To increase land availability, urban planning strategies should be developed to facilitate the efficient use of available land and encourage urban regeneration.
Infill development and land reclamation projects can help optimise land use in high-demand areas.
Additionally, the government should consider reviewing and revising zoning regulations to promote higher-density developments in strategic locations, enabling more efficient land use and the creation of diverse housing types that cater to different income levels and household sizes.
Interest rates, though largely determined by market forces, can be influenced by monetary policy decisions.
The Reserve Bank of Australia, in collaboration with the government, can work towards striking a balance between maintaining economic stability and ensuring affordable borrowing rates for homebuyers and developers.
Note: High interest rates and low wage growth are pushing affordability down across the country and it needs to be addressed.
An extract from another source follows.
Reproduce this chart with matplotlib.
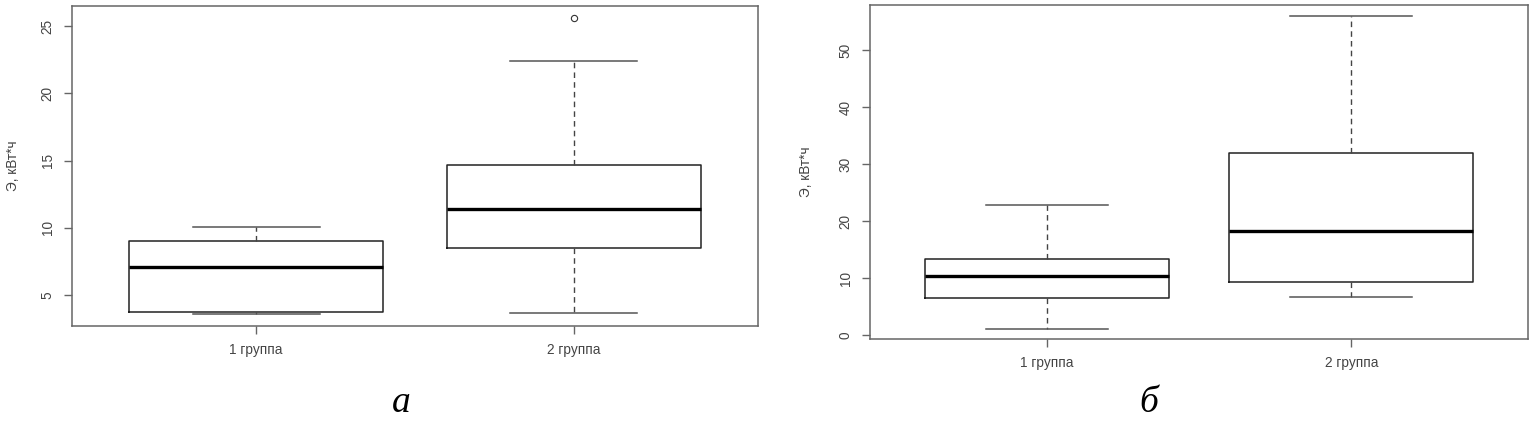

Without a comprehensive and holistic approach to tackling these housing pressures, Australians will continue to face difficulties in securing safe and affordable homes.
However, I do still see a window of opportunity for property investors with a long-term focus.
Because consumer confidence is low, with many prospective homebuyers and investors sitting on the sidelines.
Sooner rather than later many prospective buyers will realise that interest rates are probably at their peak and that inflation has peaked as the RBA's efforts have brought it under control.
And at that time pent-up demand will be released as greed (FOMO) overtakes fear (FOBE - Fear of buying early), as it always does as the property cycle moves on.
Don’t try to time the market - this is just too difficult - and don’t hunt down a bargain.
Investors should focus all their efforts on buying an investment-grade property in an A-grade location because these types of properties are in short supply but are still selling for reasonably good prices and will hold their value better in the long term.
While it might feel counterintuitive to buy in a correcting market, you can also benefit from less competition, low consumer sentiment, more time, and minimal risk of oversupply.